* [PROBLEM REQUIREMENTS]: Every line below should be copied exactly; drop the pictures.

* [INFORMATION PROVIDED]:
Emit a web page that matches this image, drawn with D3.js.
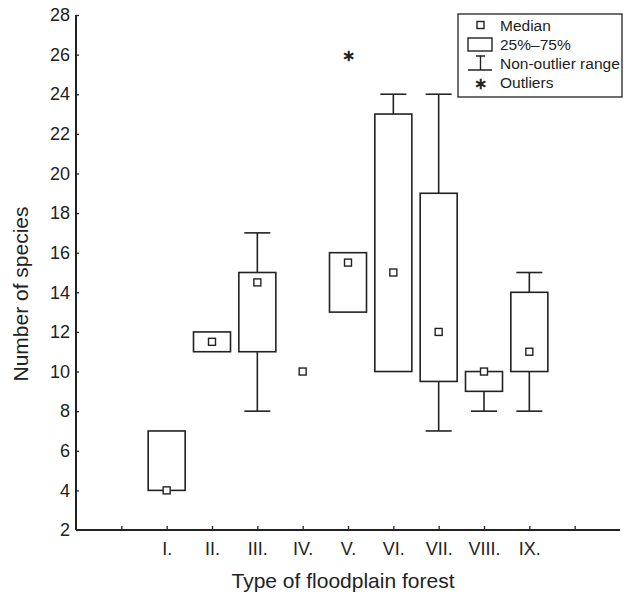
<!DOCTYPE html>
<html>
<head>
<meta charset="utf-8">
<script src="https://cdn.jsdelivr.net/npm/d3@7"></script>
<style>
body { margin: 0; background: #fff; }
svg { font-family: "Liberation Sans", Arial, sans-serif; }
</style>
</head>
<body>
<div id="chart"></div>
<script>
// x slots: blank, I..IX, blank
var slots = ["", "I.", "II.", "III.", "IV.", "V.", "VI.", "VII.", "VIII.", "IX.", " "];
var forests = ["I.", "II.", "III.", "IV.", "V.", "VI.", "VII.", "VIII.", "IX."];
var medians = [4, 11.5, 14.5, 10, 15.5, 15, 12, 10, 11];
var q1 = [4, 11, 11, 10, 13, 10, 9.5, 9, 10];
var q3 = [7, 12, 15, 10, 16, 23, 19, 10, 14];
var mins = [4, 11, 8, 10, 13, 10, 7, 8, 8];
var maxs = [7, 12, 17, 10, 16, 24, 24, 10, 15];
var outliers = [{ f: "V.", v: 26 }];
var yTicks = [2, 4, 6, 8, 10, 12, 14, 16, 18, 20, 22, 24, 26, 28];

function init() {
  var w = 626, h = 597;
  var left = 76, right = 620, top = 15, bottom = 530;
  var ink = "#222";

  var svg = d3.select("#chart").append("svg")
    .attr("width", w)
    .attr("height", h);

  var x = d3.scalePoint().domain(slots).range([left, right]).padding(1);
  var y = d3.scaleLinear().domain([2, 28]).range([bottom, top]);

  // axes
  var yAxis = svg.append("g")
    .attr("transform", "translate(" + left + ",0)")
    .call(d3.axisLeft(y).tickValues(yTicks).tickSize(-3).tickPadding(6));
  var xAxis = svg.append("g")
    .attr("transform", "translate(0," + bottom + ")")
    .call(d3.axisBottom(x).tickSize(-4).tickPadding(12));

  [yAxis, xAxis].forEach(function(g) {
    g.select(".domain").attr("stroke", ink).attr("stroke-width", 2);
    g.selectAll(".tick line").attr("stroke", ink).attr("stroke-width", 1.3);
    g.selectAll(".tick text").attr("fill", "#222").style("font-size", "18px");
  });
  xAxis.select(".domain").attr("d", "M" + left + ",0H" + right);
  yAxis.select(".domain").attr("d", "M0," + bottom + "V" + top);

  svg.append("text")
    .attr("x", 343)
    .attr("y", 588)
    .attr("text-anchor", "middle")
    .attr("fill", "#222")
    .style("font-size", "21px")
    .text("Type of floodplain forest");

  svg.append("text")
    .attr("transform", "translate(28,294) rotate(-90)")
    .attr("text-anchor", "middle")
    .attr("fill", "#222")
    .style("font-size", "21px")
    .text("Number of species");

  var bw = 37, cap = 26;
  var data = forests.map(function(f, i) {
    return { f: f, med: medians[i], q1: q1[i], q3: q3[i], lo: mins[i], hi: maxs[i] };
  });

  var g = svg.append("g").attr("fill", "none").attr("stroke", ink).attr("stroke-width", 1.6);

  data.forEach(function(d) {
    var cx = x(d.f);
    if (d.hi > d.q3) {
      g.append("line").attr("x1", cx).attr("x2", cx).attr("y1", y(d.q3)).attr("y2", y(d.hi));
      g.append("line").attr("x1", cx - cap / 2).attr("x2", cx + cap / 2).attr("y1", y(d.hi)).attr("y2", y(d.hi));
    }
    if (d.lo < d.q1) {
      g.append("line").attr("x1", cx).attr("x2", cx).attr("y1", y(d.q1)).attr("y2", y(d.lo));
      g.append("line").attr("x1", cx - cap / 2).attr("x2", cx + cap / 2).attr("y1", y(d.lo)).attr("y2", y(d.lo));
    }
    if (d.q3 > d.q1) {
      g.append("rect")
        .attr("x", cx - bw / 2)
        .attr("y", y(d.q3))
        .attr("width", bw)
        .attr("height", y(d.q1) - y(d.q3))
        .attr("fill", "#fff");
    }
  });

  g.selectAll("rect.med")
    .data(data)
    .enter()
    .append("rect")
    .attr("class", "med")
    .attr("x", function(d) { return x(d.f) - 3.5; })
    .attr("y", function(d) { return y(d.med) - 3.5; })
    .attr("width", 7)
    .attr("height", 7)
    .attr("fill", "#fff")
    .attr("stroke-width", 1.4);

  svg.selectAll("text.out")
    .data(outliers)
    .enter()
    .append("text")
    .attr("class", "out")
    .attr("x", function(d) { return x(d.f); })
    .attr("y", function(d) { return y(d.v) + 6; })
    .attr("text-anchor", "middle")
    .attr("fill", ink)
    .style("font-size", "16px")
    .style("font-weight", "bold")
    .text("\u2217");

  // legend
  var lg = svg.append("g");
  lg.append("rect")
    .attr("x", 458).attr("y", 14).attr("width", 164).attr("height", 83)
    .attr("fill", "#fff").attr("stroke", ink).attr("stroke-width", 1.3);
  var labels = ["Median", "25%\u201375%", "Non-outlier range", "Outliers"];
  var ly = [25, 44, 63, 82];
  lg.selectAll("text.lab")
    .data(labels)
    .enter()
    .append("text")
    .attr("class", "lab")
    .attr("x", 500)
    .attr("y", function(d, i) { return ly[i] + 5.5; })
    .attr("fill", "#222")
    .style("font-size", "15.5px")
    .text(function(d) { return d; });
  lg.append("rect").attr("x", 477).attr("y", 21.5).attr("width", 7).attr("height", 7)
    .attr("fill", "#fff").attr("stroke", ink).attr("stroke-width", 1.4);
  lg.append("rect").attr("x", 468).attr("y", 38).attr("width", 24).attr("height", 13)
    .attr("fill", "#fff").attr("stroke", ink).attr("stroke-width", 1.4);
  lg.append("path").attr("d", "M476,56H485M480.5,56V70M468,70H492")
    .attr("fill", "none").attr("stroke", ink).attr("stroke-width", 1.4);
  lg.append("text").attr("x", 480.5).attr("y", 89).attr("text-anchor", "middle")
    .attr("fill", ink).style("font-size", "16px").style("font-weight", "bold").text("\u2217");
}

window.onload = init;
</script>
</body>
</html>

* [RESULT]:
Emit a web page that matches this image, drawn with D3.js.
<!DOCTYPE html>
<html>
<head>
<meta charset="utf-8">
<script src="https://cdn.jsdelivr.net/npm/d3@7"></script>
<style>
body { margin: 0; background: #fff; }
svg { font-family: "Liberation Sans", Arial, sans-serif; }
</style>
</head>
<body>
<div id="chart"></div>
<script>
// x slots: blank, I..IX, blank
var slots = ["", "I.", "II.", "III.", "IV.", "V.", "VI.", "VII.", "VIII.", "IX.", " "];
var forests = ["I.", "II.", "III.", "IV.", "V.", "VI.", "VII.", "VIII.", "IX."];
var medians = [4, 11.5, 14.5, 10, 15.5, 15, 12, 10, 11];
var q1 = [4, 11, 11, 10, 13, 10, 9.5, 9, 10];
var q3 = [7, 12, 15, 10, 16, 23, 19, 10, 14];
var mins = [4, 11, 8, 10, 13, 10, 7, 8, 8];
var maxs = [7, 12, 17, 10, 16, 24, 24, 10, 15];
var outliers = [{ f: "V.", v: 26 }];
var yTicks = [2, 4, 6, 8, 10, 12, 14, 16, 18, 20, 22, 24, 26, 28];

function init() {
  var w = 626, h = 597;
  var left = 76, right = 620, top = 15, bottom = 530;
  var ink = "#222";

  var svg = d3.select("#chart").append("svg")
    .attr("width", w)
    .attr("height", h);

  var x = d3.scalePoint().domain(slots).range([left, right]).padding(1);
  var y = d3.scaleLinear().domain([2, 28]).range([bottom, top]);

  // axes
  var yAxis = svg.append("g")
    .attr("transform", "translate(" + left + ",0)")
    .call(d3.axisLeft(y).tickValues(yTicks).tickSize(-3).tickPadding(6));
  var xAxis = svg.append("g")
    .attr("transform", "translate(0," + bottom + ")")
    .call(d3.axisBottom(x).tickSize(-4).tickPadding(12));

  [yAxis, xAxis].forEach(function(g) {
    g.select(".domain").attr("stroke", ink).attr("stroke-width", 2);
    g.selectAll(".tick line").attr("stroke", ink).attr("stroke-width", 1.3);
    g.selectAll(".tick text").attr("fill", "#222").style("font-size", "18px");
  });
  xAxis.select(".domain").attr("d", "M" + left + ",0H" + right);
  yAxis.select(".domain").attr("d", "M0," + bottom + "V" + top);

  svg.append("text")
    .attr("x", 343)
    .attr("y", 588)
    .attr("text-anchor", "middle")
    .attr("fill", "#222")
    .style("font-size", "21px")
    .text("Type of floodplain forest");

  svg.append("text")
    .attr("transform", "translate(28,294) rotate(-90)")
    .attr("text-anchor", "middle")
    .attr("fill", "#222")
    .style("font-size", "21px")
    .text("Number of species");

  var bw = 37, cap = 26;
  var data = forests.map(function(f, i) {
    return { f: f, med: medians[i], q1: q1[i], q3: q3[i], lo: mins[i], hi: maxs[i] };
  });

  var g = svg.append("g").attr("fill", "none").attr("stroke", ink).attr("stroke-width", 1.6);

  data.forEach(function(d) {
    var cx = x(d.f);
    if (d.hi > d.q3) {
      g.append("line").attr("x1", cx).attr("x2", cx).attr("y1", y(d.q3)).attr("y2", y(d.hi));
      g.append("line").attr("x1", cx - cap / 2).attr("x2", cx + cap / 2).attr("y1", y(d.hi)).attr("y2", y(d.hi));
    }
    if (d.lo < d.q1) {
      g.append("line").attr("x1", cx).attr("x2", cx).attr("y1", y(d.q1)).attr("y2", y(d.lo));
      g.append("line").attr("x1", cx - cap / 2).attr("x2", cx + cap / 2).attr("y1", y(d.lo)).attr("y2", y(d.lo));
    }
    if (d.q3 > d.q1) {
      g.append("rect")
        .attr("x", cx - bw / 2)
        .attr("y", y(d.q3))
        .attr("width", bw)
        .attr("height", y(d.q1) - y(d.q3))
        .attr("fill", "#fff");
    }
  });

  g.selectAll("rect.med")
    .data(data)
    .enter()
    .append("rect")
    .attr("class", "med")
    .attr("x", function(d) { return x(d.f) - 3.5; })
    .attr("y", function(d) { return y(d.med) - 3.5; })
    .attr("width", 7)
    .attr("height", 7)
    .attr("fill", "#fff")
    .attr("stroke-width", 1.4);

  svg.selectAll("text.out")
    .data(outliers)
    .enter()
    .append("text")
    .attr("class", "out")
    .attr("x", function(d) { return x(d.f); })
    .attr("y", function(d) { return y(d.v) + 6; })
    .attr("text-anchor", "middle")
    .attr("fill", ink)
    .style("font-size", "16px")
    .style("font-weight", "bold")
    .text("\u2217");

  // legend
  var lg = svg.append("g");
  lg.append("rect")
    .attr("x", 458).attr("y", 14).attr("width", 164).attr("height", 83)
    .attr("fill", "#fff").attr("stroke", ink).attr("stroke-width", 1.3);
  var labels = ["Median", "25%\u201375%", "Non-outlier range", "Outliers"];
  var ly = [25, 44, 63, 82];
  lg.selectAll("text.lab")
    .data(labels)
    .enter()
    .append("text")
    .attr("class", "lab")
    .attr("x", 500)
    .attr("y", function(d, i) { return ly[i] + 5.5; })
    .attr("fill", "#222")
    .style("font-size", "15.5px")
    .text(function(d) { return d; });
  lg.append("rect").attr("x", 477).attr("y", 21.5).attr("width", 7).attr("height", 7)
    .attr("fill", "#fff").attr("stroke", ink).attr("stroke-width", 1.4);
  lg.append("rect").attr("x", 468).attr("y", 38).attr("width", 24).attr("height", 13)
    .attr("fill", "#fff").attr("stroke", ink).attr("stroke-width", 1.4);
  lg.append("path").attr("d", "M476,56H485M480.5,56V70M468,70H492")
    .attr("fill", "none").attr("stroke", ink).attr("stroke-width", 1.4);
  lg.append("text").attr("x", 480.5).attr("y", 89).attr("text-anchor", "middle")
    .attr("fill", ink).style("font-size", "16px").style("font-weight", "bold").text("\u2217");
}

window.onload = init;
</script>
</body>
</html>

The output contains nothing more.